The deadlock is significant because it publicly exposes the Court’s ongoing struggle to reconcile religious liberties with the constitutional limitations on church and state separation. The opinion is significant because of the 4–4 split that occurred when Justice Amy Coney Barrett recused herself from the case. Her recusal deprived the Court of a precedential opinion and left the Court of Appeals’ ruling intact. This raised public speculation as to why Justice Barrett, an outspoken and openly conservative person of faith, deprived the conservative bloc of a likely fifth vote. The per curiam nature of the opinion reinforces this uncertainty: no justice authored a controlling rationale, and no binding doctrinal precedent emerged. This is because the court only issued an advisory opinion. As a result, the broader constitutional question—whether states must allow religious charter schools—remains unresolved, leaving the issue ripe for future litigation.
Over the past decade, the Supreme Court has dramatically reshaped how federal courts analyze Establishment Clause disputes, particularly when they intersect with the Free Exercise Clause.

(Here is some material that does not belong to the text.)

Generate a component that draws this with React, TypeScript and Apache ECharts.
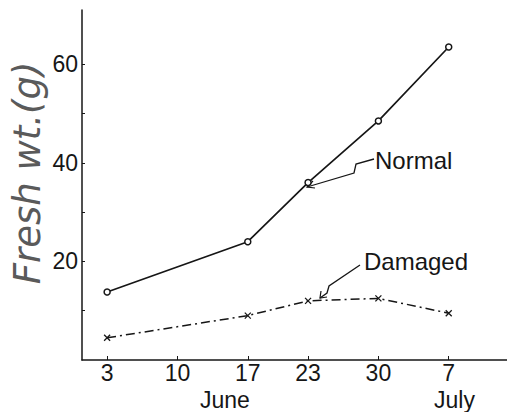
import React, { useEffect, useRef } from "react";
import * as echarts from "echarts";

// Days counted from 1 June (7 July = day 37)
const dayValues = [3, 10, 17, 23, 30, 37];
const dayLabels = ["3", "10", "17", "23", "30", "7"];
const sampleDays = [3, 17, 23, 30, 37];
const normalValues = [13.8, 24.0, 36.0, 48.5, 63.5];
const damagedValues = [4.5, 9.0, 12.0, 12.5, 9.5];
const yLabelValues = [20, 40, 60];
const yTickValues = [10, 20, 30, 40, 50, 60];

const FONT = "Liberation Sans";
const INK = "#161616";

export default function App() {
  const ref = useRef<HTMLDivElement>(null);
  useEffect(() => {
    if (!ref.current) return;
    const chart = echarts.init(ref.current, null, { renderer: "svg" });
    const labelMap: Record<number, string> = {};
    dayValues.forEach((d, i) => (labelMap[d] = dayLabels[i]));
    chart.setOption({
      animation: false,
      backgroundColor: "#ffffff",
      grid: { left: 82, top: 10, right: 0, bottom: 52 },
      xAxis: {
        type: "value",
        min: 0.5,
        max: 42.8,
        splitLine: { show: false },
        axisLine: { show: true, onZero: false, lineStyle: { color: INK, width: 1.5 } },
        axisTick: { show: true, inside: true, length: 4, customValues: dayValues, lineStyle: { color: INK } },
        axisLabel: {
          customValues: dayValues,
          formatter: (v: number) => labelMap[v] ?? "",
          fontFamily: FONT,
          fontSize: 23,
          color: INK,
          margin: 1,
        },
      },
      yAxis: {
        type: "value",
        min: 0,
        max: 71,
        splitLine: { show: false },
        axisLine: { show: true, onZero: false, lineStyle: { color: INK, width: 1.5 } },
        axisTick: { show: true, inside: true, length: 3, customValues: yTickValues, lineStyle: { color: INK } },
        axisLabel: {
          customValues: yLabelValues,
          formatter: (v: number) => String(v),
          fontFamily: FONT,
          fontSize: 23,
          color: INK,
          margin: 4,
        },
      },
      series: [
        {
          name: "Normal",
          type: "line",
          data: sampleDays.map((d, i) => [d, normalValues[i]]),
          symbol: "circle",
          symbolSize: 6,
          itemStyle: { color: "#ffffff", borderColor: INK, borderWidth: 1.5 },
          lineStyle: { color: INK, width: 1.7 },
        },
        {
          name: "Damaged",
          type: "line",
          data: sampleDays.map((d, i) => [d, damagedValues[i]]),
          symbol: "path://M0,0L10,10M10,0L0,10",
          symbolSize: 6,
          itemStyle: { color: "none", borderColor: INK, borderWidth: 1.3 },
          lineStyle: { color: INK, width: 1.5, type: [9, 4, 2, 4] },
        },
      ],
      graphic: [
        {
          type: "text",
          x: 27,
          y: 173,
          rotation: Math.PI / 2,
          style: {
            text: "Fresh wt.(g)",
            font: `italic 300 37px "DejaVu Sans"`,
            fill: "#5a5a5a",
            align: "center",
            verticalAlign: "middle",
          },
        },
        { type: "text", left: 200, top: 388, style: { text: "June", font: `23px "${FONT}"`, fill: INK } },
        { type: "text", left: 434, top: 388, style: { text: "July", font: `23px "${FONT}"`, fill: INK } },
        { type: "text", left: 375, top: 148, style: { text: "Normal", font: `24px "${FONT}"`, fill: INK } },
        { type: "text", left: 364, top: 249, style: { text: "Damaged", font: `24px "${FONT}"`, fill: INK } },
        {
          type: "polyline",
          shape: { points: [[374, 159], [356, 164], [354, 173], [307, 187]] },
          style: { stroke: INK, lineWidth: 1.3, fill: "none" },
        },
        {
          type: "polyline",
          shape: { points: [[313, 181], [307, 187], [315, 188]] },
          style: { stroke: INK, lineWidth: 1.2, fill: "none" },
        },
        {
          type: "polyline",
          shape: { points: [[360, 265], [329, 286], [327, 293], [320, 298]] },
          style: { stroke: INK, lineWidth: 1.3, fill: "none" },
        },
        {
          type: "polyline",
          shape: { points: [[321, 291], [320, 298], [327, 297]] },
          style: { stroke: INK, lineWidth: 1.2, fill: "none" },
        },
      ],
    });
    return () => chart.dispose();
  }, []);
  return (
    <div
      ref={ref}
      style={{ position: "fixed", left: 0, top: 0, width: 507, height: 412, background: "#fff" }}
    />
  );
}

In Kennedy v. Bremerton School District, the Court formally abandoned the Lemon test, which was the original framework that had guided Establishment Clause analysis for nearly fifty years, in favor of an approach grounded in “reference historical practices and understandings.” Kennedy v. Bremerton School District, 597 U.S. 507, 535 (2022). This solidified a trend toward expanding Free Exercise protections. Id. Moreover, the Supreme Court extended this reasoning by striking down state restrictions that excluded religious schools from tax credit scholarship programs. Espinoza v. Mont. Dep’t of Revenue, 591 U.S. 464, 509 (2020).
Together, these cases represent a shift in judicial logic: Free Exercise rights are interpreted expansively, while Establishment Clause concerns are treated as secondary. Historically, the Court rationalized public funding of religious education as constitutionally suspect, but it now views exclusion of religious entities as discriminatory. Within this trajectory, Drummond stands as an anomaly—not because the Court endorsed a robust principle, but because the recusal froze the momentum of Free Exercise expansion. If no justice had recused his or herself, the Court may well have required Oklahoma to authorize a religious charter school, marking a dramatic doctrinal leap by compelling states to fund explicitly religious schools. With that comes the question: how far does this go?

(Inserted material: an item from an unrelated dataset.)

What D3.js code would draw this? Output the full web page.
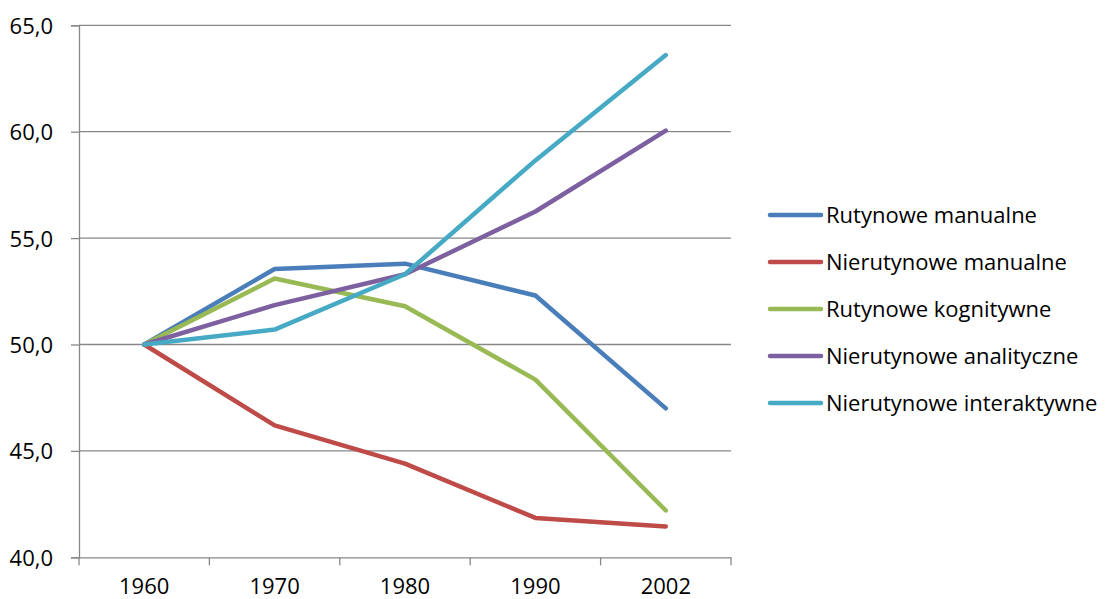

The unresolved reasoning in Drummond spotlights why the Madison–Jefferson “wall of separation” remains a vital constitutional principle. Lindsey M. Wood, Free Exercise or Forced Establishment? Why the Supreme Court got Carson v. Makin Wrong and What Vermont Can Do About It?, 49 Vt. L. Rev. 424, 438. Jefferson’s phrase emphasized that the government should neither favor nor disadvantage religion, and it was cited by the Supreme Court in Everson v. Board of Education (1947). Maintaining separation is not an expression of hostility toward religion, but a safeguard for religious liberty itself. A state that funds one religious school may feel pressure to fund others, forcing taxpayers of diverse faiths to subsidize teachings with which they profoundly disagree. This entanglement risks both the autonomy of religious institutions and the neutrality of the state.
The Oklahoma Supreme Court’s decision preserved that wall, at least temporarily. But the Court’s silence ensures the debate will return, likely in a case with nine participating justices. When it does, the constitutional stakes will be high: whether the Establishment Clause still imposes meaningful limits, or whether the Free Exercise Clause has been transformed into a mandate for government sponsorship of religion. Drummond is less a decisive ruling than a pause in the Court’s ongoing reconfiguration of church–state law. The 4–4 split preserved Oklahoma’s rejection of a Catholic charter school but left unresolved whether states nationwide may exclude sectarian schools from charter programs. Okla. Statewide Charter Sch. Bd., 605 U.S. (2025) (per curiam). Given the Court’s recent trajectory, the Establishment Clause stands on precarious ground.
Thus, this case reminds us why Jefferson’s “wall” matters. Public education has long served as a unifying civic institution, accessible to all regardless of faith. Weakening the barrier between church and state risks fragmenting that common ground and entangling government with religion in ways the framers sought to prevent. The per curiam tie in Drummond leaves the wall standing, for now, but its future depends on whether the Court continues its drift toward dismantling one of the Constitution’s most enduring protections.